Pour Pierre et l’Apocalypse Jésus est « l’Agneau immolé », 1P 1,19 ; Ap5,6. Au moment où l’on égorge les agneaux sur le parvis du temple, Jésus dans l’évangile de Jean est crucifié. Pour les Actes, il rachète le troupeau, Ac20,28. Faisant probablement allusion au sacrifice d’Isaac par Abraham, figure inachevée du Christ, Paul, le juif, écrit que « Lui qui n’a pas épargné son propre Fils mais l’a livré pour nous », Rm 8,32 pour ce « sacrifice d’agréable odeur », Ep5,2, dont la substance est spirituelle : témoigner de l’amour du Père au cœur de la séparation d’avec lui, que connaissent les fils du péché originel que nous sommes.

Conformément au Lévitique qui prescrit les douze gâteaux déposés sur la table en mémorial, « ce sera l’aliment offert en mémorial, un mets pour Yahvé », Lv 24,7, l’Eucharistie est accomplie « en mémoire » de lui, l’unique Prêtre. Ainsi son Offrande en Martyr récapitule t-elle toute l’économie sacrificielle de l’Ancienne Alliance : par son corps, il est l’autel des anciens sacrifices sanglants, en sa personne il est le prêtre qui offre le sacrifice de sa vie, de la communauté humaine et de la création, par son témoignage il est lui-même la victime offerte. Il est l’autel, le prêtre et la victime.

Il rassemble en son sacerdoce unique les éléments disparates de l’ancien, obligés de se mettre à plusieurs pour accomplir la figure sacrificielle : l’autel n’était pas construit par le prêtre, les offrandes étaient amenées par d’autres que lui, et son propre sang ne risquait rien.

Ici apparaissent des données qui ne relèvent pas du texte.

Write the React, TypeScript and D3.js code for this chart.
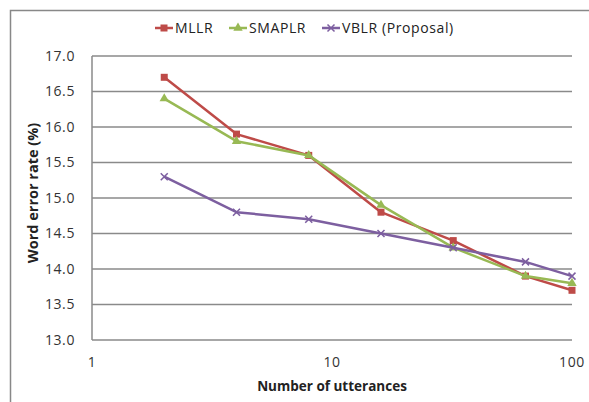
import React from "react";
import * as d3 from "d3";

const utterances = [2, 4, 8, 16, 32, 64, 100];
const mllr = [16.7, 15.9, 15.6, 14.8, 14.4, 13.9, 13.7];
const smaplr = [16.4, 15.8, 15.6, 14.9, 14.3, 13.9, 13.8];
const vblr = [15.3, 14.8, 14.7, 14.5, 14.3, 14.1, 13.9];
const yTicks = [13.0, 13.5, 14.0, 14.5, 15.0, 15.5, 16.0, 16.5, 17.0];
const xTicks = [1, 10, 100];

const seriesNames = ["MLLR", "SMAPLR", "VBLR (Proposal)"];
const seriesColors = ["#BE4B48", "#98B954", "#7D5FA0"];
const seriesValues = [mllr, smaplr, vblr];

const font = "'Open Sans', 'Liberation Sans', sans-serif";

function Marker({ kind, x, y, color }: { kind: number; x: number; y: number; color: string }) {
  if (kind === 0) return <rect x={x - 3.5} y={y - 3.5} width={7} height={7} fill={color} />;
  if (kind === 1) {
    const p = d3.symbol(d3.symbolTriangle, 38)()!;
    return <path d={p} transform={`translate(${x},${y})`} fill={color} />;
  }
  return (
    <path d={`M${x - 3.5},${y - 3.5}L${x + 3.5},${y + 3.5}M${x - 3.5},${y + 3.5}L${x + 3.5},${y - 3.5}`}
      stroke={color} strokeWidth={1.5} />
  );
}

export default function App() {
  const width = 589, height = 402;
  const left = 92, right = 572, top = 56, bottom = 340;
  const x = d3.scaleLog().domain([1, 100]).range([left, right]);
  const y = d3.scaleLinear().domain([13, 17]).range([bottom, top]);
  const line = d3.line<number>().x((_, i) => x(utterances[i])).y((d) => y(d));

  const legendX = [164, 238, 331];
  return (
    <svg width={width} height={height} style={{ position: "absolute", left: 0, top: 0 }}>
      <rect x={0} y={0} width={width} height={height} fill="#fff" />
      <path d={`M10.5,${height}V10.5H${width}`} fill="none" stroke="#888" strokeWidth={1.5} />
      {yTicks.map((t) => (
        <g key={t}>
          <line x1={left} x2={right} y1={y(t)} y2={y(t)} stroke="#8a8a8a" strokeWidth={1.5} />
          <text x={75} y={y(t)} dy="0.35em" textAnchor="end" fontFamily={font} fontSize={14}
            letterSpacing={0.6} fill="#333">
            {t.toFixed(1)}
          </text>
        </g>
      ))}
      <line x1={left} x2={left} y1={top} y2={bottom} stroke="#8a8a8a" strokeWidth={1.5} />
      {xTicks.map((t) => (
        <text key={t} x={x(t)} y={362} dy="0.35em" textAnchor="middle" fontFamily={font} fontSize={14}
          letterSpacing={0.6} fill="#333">
          {t}
        </text>
      ))}
      <text x={(left + right) / 2} y={386} dy="0.35em" textAnchor="middle" fontFamily={font} fontSize={13.5}
        fontWeight="bold" fill="#222">Number of utterances</text>
      <text transform={`translate(33,193) rotate(-90)`} dy="0.35em" textAnchor="middle"
        fontFamily={font} fontSize={14.5} fontWeight="bold" fill="#222">Word error rate (%)</text>
      {seriesValues.map((vals, s) => (
        <g key={s}>
          <path d={line(vals)!} fill="none" stroke={seriesColors[s]} strokeWidth={2.5} strokeLinejoin="round" />
          {vals.map((v, i) => (
            <Marker key={i} kind={s} x={x(utterances[i])} y={y(v)} color={seriesColors[s]} />
          ))}
        </g>
      ))}
      {seriesNames.map((n, s) => (
        <g key={n}>
          <line x1={legendX[s] - 9} x2={legendX[s] + 9} y1={28} y2={28} stroke={seriesColors[s]} strokeWidth={2.5} />
          <Marker kind={s} x={legendX[s]} y={28} color={seriesColors[s]} />
          <text x={legendX[s] + 11} y={28} dy="0.35em" fontFamily={font} fontSize={14}
            letterSpacing={0.6} fill="#222">{n}</text>
        </g>
      ))}
    </svg>
  );
}
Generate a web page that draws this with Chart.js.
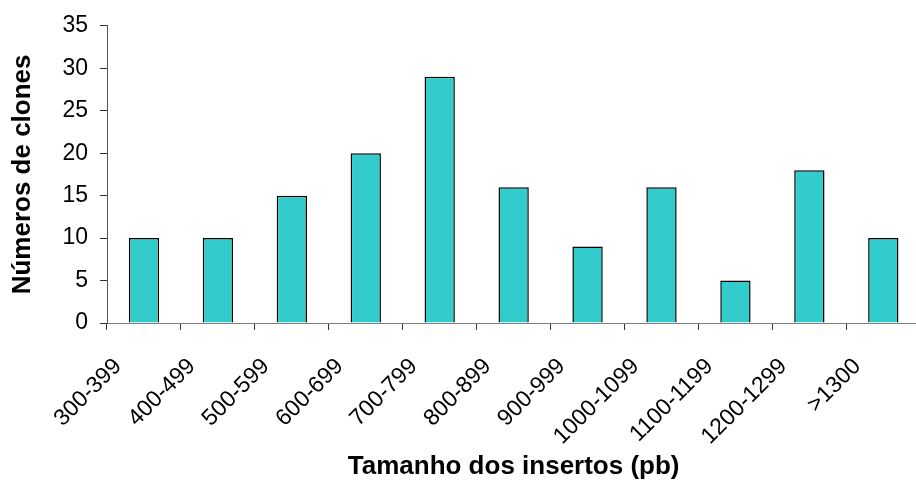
<!DOCTYPE html>
<html>
<head>
<meta charset="utf-8">
<script src="https://cdn.jsdelivr.net/npm/chart.js@4/dist/chart.umd.min.js"></script>
<style>
  html, body { margin: 0; padding: 0; background: #fff; overflow: hidden; }
  #wrap { width: 926px; height: 480px; }
</style>
</head>
<body>
<div id="wrap"><canvas id="c" width="926" height="480"></canvas></div>
<script>
// Insert size classes (bp) and number of clones in each
const categories = ['300-399', '400-499', '500-599', '600-699', '700-799', '800-899',
                    '900-999', '1000-1099', '1100-1199', '1200-1299', '>1300'];
const clones = [10, 10, 15, 20, 29, 16, 9, 16, 5, 18, 10];
const yTicks = [0, 5, 10, 15, 20, 25, 30, 35];

const FONT = '"Liberation Sans", Arial, sans-serif';

new Chart(document.getElementById('c'), {
  type: 'bar',
  data: {
    labels: categories,
    datasets: [{
      data: clones,
      backgroundColor: '#33CCCC',
      borderColor: '#000000',
      borderWidth: 1.5,
      barPercentage: 0.41,
      categoryPercentage: 1
    }]
  },
  options: {
    responsive: false,
    animation: false,
    layout: { padding: { top: 24, right: 4, left: 0, bottom: 0 } },
    plugins: { legend: { display: false }, tooltip: { enabled: false } },
    scales: {
      x: {
        offset: true,
        border: { display: true, color: '#808080', width: 1 },
        grid: { display: true, drawOnChartArea: false, drawTicks: true, tickLength: 7, color: '#333' },
        ticks: {
          color: '#000',
          font: { family: FONT, size: 23 },
          maxRotation: 45, minRotation: 45,
          padding: 23,
          labelOffset: -26,
          autoSkip: false
        },
        title: {
          display: true,
          text: 'Tamanho dos insertos (pb)',
          color: '#000',
          font: { family: FONT, size: 26, weight: 'bold', lineHeight: 1 },
          padding: { top: 0, bottom: 0 }
        },
        afterFit: (s) => { s.height = 157; }
      },
      y: {
        min: 0, max: 35,
        border: { display: true, color: '#555', width: 1 },
        grid: { display: true, drawOnChartArea: false, drawTicks: true, tickLength: 7, color: '#333' },
        afterBuildTicks: (s) => { s.ticks = yTicks.map(v => ({ value: v })); },
        ticks: {
          color: '#000',
          font: { family: FONT, size: 23 },
          padding: 12
        },
        title: {
          display: true,
          text: 'Números de clones',
          color: '#000',
          font: { family: FONT, size: 26, weight: 'bold', lineHeight: 1 },
          padding: { top: 10, bottom: 0 }
        },
        afterFit: (s) => { s.width = 107; }
      }
    }
  }
});
</script>
</body>
</html>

Tous les sacrifices de tous les temps sont dépassés par la nature de la personne du Christ, qui modifie celle de l’offrande, puisqu’il est lui-même l’oblation. Rappelons que ce n’est pas la personne humaine de Jésus qui s’offre sur la Croix. Il n’y a pas de personne humaine de Jésus. Il n’y a qu’une personne en lui : la personne divine, mais deux natures : la divine et l’humaine. Quand Jésus s’offre, dans les souffrances et mérites de sa nature humaine, c’est l’unique personne du Verbe divin qui s’offre au Père. Voilà pourquoi la Croix est salvatrice, car par cette Oblation, qui exigea tellement de la volonté humaine du Christ, est divine. La volonté humaine en Jésus a embrassé les décisions de sa volonté divine. Quand nous comprendrons au ciel ce consentement, qui est un baiser, nous tomberons à genoux. Si la croix n’était que la sainte mort d’un homme, elle n’aura pas puissance de salut. Mais elle exprime, par la mort d’un homme, toute la charité qui est en Dieu. Seul le Fils en sa divinité a pouvoir d’emporter avec lui toute la beauté et la misère du monde, pour les configurer à lui, et les transfigurer, car à Dieu rien n’est impossible.

« Pour eux je me consacre moi-même, afin qu’ils soient eux aussi, consacrés en vérité « Je me consacre » est éminemment sacerdotal, et désigne la nouvelle qualité du sacerdoce du fidèle : se consacrer au Christ, qui est Vérité. C’est ainsi que pour les Apôtres la vie chrétienne est une liturgie, une participation au sacerdoce du Christ. Pour Paul la foi est comme un « sacrifice et une oblation », Ph2,17 ; l’aide financière reçue de l’Eglise de Philippes est « un parfum de bonne odeur, un sacrifice acceptable, agréable à Dieu », Ph 4,18, parce que la preuve matérielle d’une générosité spirituelle. Paul invite les fidèles de Jésus à s’offrir « en hostie vivante, sainte, agréable à Dieu », Rm 12,1. A-t-on mieux dit le sacerdoce commun des fidèles, qui est une vocation à la sainteté par imitation du Christ, la grâce aidant : « Soyez saints car Moi je suis saint ». C’est dans cette sainteté qu’il faut comprendre le « sacerdoce royal » du peuple nouveau, dont chaque membre participe à « l’édification d’un édifice spirituel », 1 P 2,5, qui fait dire à l’Apocalypse : « Tu fais d’eux pour notre dieu une royauté de prêtres régnant sur la terre », Ap 5,10, et ailleurs… C’est un sacerdoce mystique, qui cherche à présenter au Christ un amour qui s’approche du sien dans sa relation au Père.